## Task description
Go through the data and copy every line exactly, but not the images.

----------

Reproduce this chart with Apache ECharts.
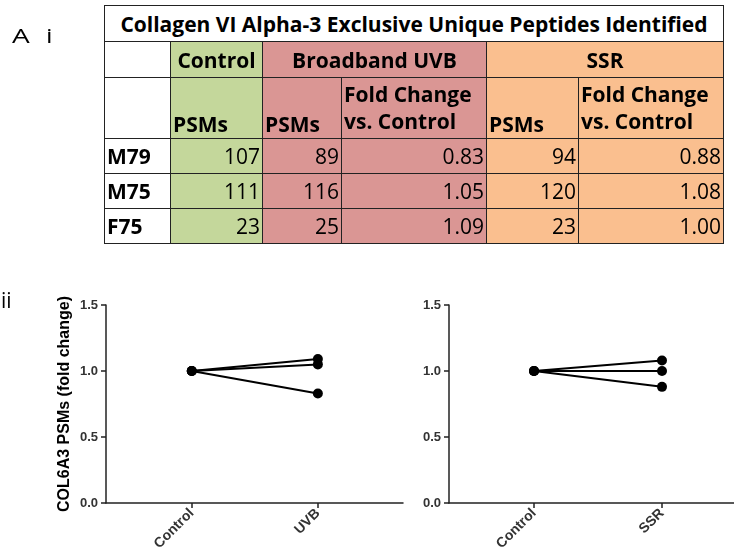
<!DOCTYPE html>
<html><head><meta charset="utf-8">
<script src="https://cdn.jsdelivr.net/npm/echarts@6/dist/echarts.min.js"></script>
<style>
html,body{margin:0;padding:0;background:#fff;}
#wrap{position:relative;width:734px;height:558px;overflow:hidden;}
#chart{position:absolute;left:0;top:0;width:734px;height:558px;}
#tbl{position:absolute;left:104px;top:5px;border-collapse:collapse;table-layout:fixed;font-family:"Open Sans",sans-serif;font-size:21px;color:#000;z-index:2;}
#tbl td{border:1px solid #222;padding:0 2px;line-height:22px;white-space:nowrap;overflow:hidden;}
#tbl .b{font-weight:bold;}
.lab{position:absolute;font-family:"Open Sans",Arial,sans-serif;color:#000;z-index:2;transform-origin:left top;}
</style></head>
<body><div id="wrap">
<div id="chart"></div>
<div class="lab" style="left:12px;top:22px;font-size:20px;transform:scaleX(1.4);">A</div>
<div class="lab" style="left:46px;top:22px;font-size:20px;transform:scaleX(1.3);">i</div>
<div class="lab" style="left:1px;top:286px;font-size:21px;">ii</div>
<table id="tbl"></table>
</div>
<script>
// ---- data ----
const tableTitle = "Collagen VI Alpha-3 Exclusive Unique Peptides Identified";
const groups = ["Control", "Broadband UVB", "SSR"];
const samples = ["M79", "M75", "F75"];
const controlPSMs = [107, 111, 23];
const uvbPSMs = [89, 116, 25];
const uvbFold = [0.83, 1.05, 1.09];
const ssrPSMs = [94, 120, 23];
const ssrFold = [0.88, 1.08, 1.00];
const controlFold = [1.0, 1.0, 1.0];
const leftCats = ["Control", "UVB"];
const rightCats = ["Control", "SSR"];
const yName = "COL6A3 PSMs (fold change)";

// ---- table ----
const G = "#c4d79b", R = "#da9694", O = "#fabf8f";
const widths = [66, 92, 79, 145, 92, 145];
let h = '<colgroup>' + widths.map(w => `<col style="width:${w}px">`).join('') + '</colgroup>';
h += `<tr style="height:36px"><td colspan="6" class="b" style="text-align:center;background:#fff;font-size:21px">${tableTitle}</td></tr>`;
h += `<tr style="height:36px"><td style="background:#fff"></td>`+
     `<td class="b" style="background:${G};text-align:center">${groups[0]}</td>`+
     `<td colspan="2" class="b" style="background:${R};text-align:center">${groups[1]}</td>`+
     `<td colspan="2" class="b" style="background:${O};text-align:center">${groups[2]}</td></tr>`;
const fc = "Fold Change<br>vs. Control";
const hb = "vertical-align:bottom;padding-bottom:3px;";
h += `<tr style="height:61px" class="b"><td style="background:#fff"></td>`+
     `<td class="b" style="background:${G};${hb}">PSMs</td>`+
     `<td class="b" style="background:${R};${hb}">PSMs</td>`+
     `<td class="b" style="background:${R};${hb}line-height:27px">${fc}</td>`+
     `<td class="b" style="background:${O};${hb}">PSMs</td>`+
     `<td class="b" style="background:${O};${hb}line-height:27px">${fc}</td></tr>`;
samples.forEach((s, i) => {
  h += `<tr style="height:35px"><td class="b" style="background:#fff">${s}</td>`+
       `<td style="background:${G};text-align:right">${controlPSMs[i]}</td>`+
       `<td style="background:${R};text-align:right">${uvbPSMs[i]}</td>`+
       `<td style="background:${R};text-align:right">${uvbFold[i].toFixed(2)}</td>`+
       `<td style="background:${O};text-align:right">${ssrPSMs[i]}</td>`+
       `<td style="background:${O};text-align:right">${ssrFold[i].toFixed(2)}</td></tr>`;
});
document.getElementById('tbl').innerHTML = h;

// ---- charts ----
const chart = echarts.init(document.getElementById('chart'), null, {renderer: 'canvas'});
const font = 'Arial, "Liberation Sans", sans-serif';
function xAxis(gi, cats, min, max) {
  return {
    type: 'value', gridIndex: gi, min: min, max: max,
    splitLine: {show: false},
    axisLine: {lineStyle: {color: '#222', width: 1.5}},
    axisTick: {customValues: [1, 2], length: 5, lineStyle: {color: '#222', width: 1.5}},
    axisLabel: {customValues: [1, 2], rotate: 45, margin: 8, color: '#333', fontWeight: 'bold', fontSize: 14, fontFamily: font,
      formatter: v => cats[Math.round(v) - 1] || ''}
  };
}
function yAxis(gi, withName) {
  return {
    type: 'value', gridIndex: gi, min: 0, max: 1.5, interval: 0.5,
    splitLine: {show: false},
    axisLine: {show: true, lineStyle: {color: '#222', width: 1.5}},
    axisTick: {show: true, length: 5, lineStyle: {color: '#222', width: 1.5}},
    axisLabel: {margin: 8, color: '#333', fontWeight: 'bold', fontSize: 13, fontFamily: font, formatter: v => v.toFixed(1)},
    name: withName ? yName : '', nameLocation: 'middle', nameGap: 33, nameRotate: 90,
    nameTextStyle: {color: '#000', fontWeight: 'bold', fontSize: 16, fontFamily: font}
  };
}
const series = [];
function addPairs(gi, treat) {
  treat.forEach((v, i) => {
    series.push({
      type: 'line', xAxisIndex: gi, yAxisIndex: gi,
      data: [[1, controlFold[i]], [2, v]],
      symbol: 'circle', symbolSize: 10,
      lineStyle: {color: '#000', width: 2},
      itemStyle: {color: '#000'},
      animation: false, z: 3
    });
  });
}
addPairs(0, uvbFold);
addPairs(1, ssrFold);
chart.setOption({
  animation: false,
  grid: [
    {left: 106, right: 331, top: 305, bottom: 55},
    {left: 449, right: 0, top: 305, bottom: 55}
  ],
  xAxis: [xAxis(0, leftCats, 0.32, 2.675), xAxis(1, rightCats, 0.336, 2.5625)],
  yAxis: [yAxis(0, true), yAxis(1, false)],
  series: series
});
</script>
</body></html>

----------

## Exercise answer
Reproduce this chart with Apache ECharts.
<!DOCTYPE html>
<html><head><meta charset="utf-8">
<script src="https://cdn.jsdelivr.net/npm/echarts@6/dist/echarts.min.js"></script>
<style>
html,body{margin:0;padding:0;background:#fff;}
#wrap{position:relative;width:734px;height:558px;overflow:hidden;}
#chart{position:absolute;left:0;top:0;width:734px;height:558px;}
#tbl{position:absolute;left:104px;top:5px;border-collapse:collapse;table-layout:fixed;font-family:"Open Sans",sans-serif;font-size:21px;color:#000;z-index:2;}
#tbl td{border:1px solid #222;padding:0 2px;line-height:22px;white-space:nowrap;overflow:hidden;}
#tbl .b{font-weight:bold;}
.lab{position:absolute;font-family:"Open Sans",Arial,sans-serif;color:#000;z-index:2;transform-origin:left top;}
</style></head>
<body><div id="wrap">
<div id="chart"></div>
<div class="lab" style="left:12px;top:22px;font-size:20px;transform:scaleX(1.4);">A</div>
<div class="lab" style="left:46px;top:22px;font-size:20px;transform:scaleX(1.3);">i</div>
<div class="lab" style="left:1px;top:286px;font-size:21px;">ii</div>
<table id="tbl"></table>
</div>
<script>
// ---- data ----
const tableTitle = "Collagen VI Alpha-3 Exclusive Unique Peptides Identified";
const groups = ["Control", "Broadband UVB", "SSR"];
const samples = ["M79", "M75", "F75"];
const controlPSMs = [107, 111, 23];
const uvbPSMs = [89, 116, 25];
const uvbFold = [0.83, 1.05, 1.09];
const ssrPSMs = [94, 120, 23];
const ssrFold = [0.88, 1.08, 1.00];
const controlFold = [1.0, 1.0, 1.0];
const leftCats = ["Control", "UVB"];
const rightCats = ["Control", "SSR"];
const yName = "COL6A3 PSMs (fold change)";

// ---- table ----
const G = "#c4d79b", R = "#da9694", O = "#fabf8f";
const widths = [66, 92, 79, 145, 92, 145];
let h = '<colgroup>' + widths.map(w => `<col style="width:${w}px">`).join('') + '</colgroup>';
h += `<tr style="height:36px"><td colspan="6" class="b" style="text-align:center;background:#fff;font-size:21px">${tableTitle}</td></tr>`;
h += `<tr style="height:36px"><td style="background:#fff"></td>`+
     `<td class="b" style="background:${G};text-align:center">${groups[0]}</td>`+
     `<td colspan="2" class="b" style="background:${R};text-align:center">${groups[1]}</td>`+
     `<td colspan="2" class="b" style="background:${O};text-align:center">${groups[2]}</td></tr>`;
const fc = "Fold Change<br>vs. Control";
const hb = "vertical-align:bottom;padding-bottom:3px;";
h += `<tr style="height:61px" class="b"><td style="background:#fff"></td>`+
     `<td class="b" style="background:${G};${hb}">PSMs</td>`+
     `<td class="b" style="background:${R};${hb}">PSMs</td>`+
     `<td class="b" style="background:${R};${hb}line-height:27px">${fc}</td>`+
     `<td class="b" style="background:${O};${hb}">PSMs</td>`+
     `<td class="b" style="background:${O};${hb}line-height:27px">${fc}</td></tr>`;
samples.forEach((s, i) => {
  h += `<tr style="height:35px"><td class="b" style="background:#fff">${s}</td>`+
       `<td style="background:${G};text-align:right">${controlPSMs[i]}</td>`+
       `<td style="background:${R};text-align:right">${uvbPSMs[i]}</td>`+
       `<td style="background:${R};text-align:right">${uvbFold[i].toFixed(2)}</td>`+
       `<td style="background:${O};text-align:right">${ssrPSMs[i]}</td>`+
       `<td style="background:${O};text-align:right">${ssrFold[i].toFixed(2)}</td></tr>`;
});
document.getElementById('tbl').innerHTML = h;

// ---- charts ----
const chart = echarts.init(document.getElementById('chart'), null, {renderer: 'canvas'});
const font = 'Arial, "Liberation Sans", sans-serif';
function xAxis(gi, cats, min, max) {
  return {
    type: 'value', gridIndex: gi, min: min, max: max,
    splitLine: {show: false},
    axisLine: {lineStyle: {color: '#222', width: 1.5}},
    axisTick: {customValues: [1, 2], length: 5, lineStyle: {color: '#222', width: 1.5}},
    axisLabel: {customValues: [1, 2], rotate: 45, margin: 8, color: '#333', fontWeight: 'bold', fontSize: 14, fontFamily: font,
      formatter: v => cats[Math.round(v) - 1] || ''}
  };
}
function yAxis(gi, withName) {
  return {
    type: 'value', gridIndex: gi, min: 0, max: 1.5, interval: 0.5,
    splitLine: {show: false},
    axisLine: {show: true, lineStyle: {color: '#222', width: 1.5}},
    axisTick: {show: true, length: 5, lineStyle: {color: '#222', width: 1.5}},
    axisLabel: {margin: 8, color: '#333', fontWeight: 'bold', fontSize: 13, fontFamily: font, formatter: v => v.toFixed(1)},
    name: withName ? yName : '', nameLocation: 'middle', nameGap: 33, nameRotate: 90,
    nameTextStyle: {color: '#000', fontWeight: 'bold', fontSize: 16, fontFamily: font}
  };
}
const series = [];
function addPairs(gi, treat) {
  treat.forEach((v, i) => {
    series.push({
      type: 'line', xAxisIndex: gi, yAxisIndex: gi,
      data: [[1, controlFold[i]], [2, v]],
      symbol: 'circle', symbolSize: 10,
      lineStyle: {color: '#000', width: 2},
      itemStyle: {color: '#000'},
      animation: false, z: 3
    });
  });
}
addPairs(0, uvbFold);
addPairs(1, ssrFold);
chart.setOption({
  animation: false,
  grid: [
    {left: 106, right: 331, top: 305, bottom: 55},
    {left: 449, right: 0, top: 305, bottom: 55}
  ],
  xAxis: [xAxis(0, leftCats, 0.32, 2.675), xAxis(1, rightCats, 0.336, 2.5625)],
  yAxis: [yAxis(0, true), yAxis(1, false)],
  series: series
});
</script>
</body></html>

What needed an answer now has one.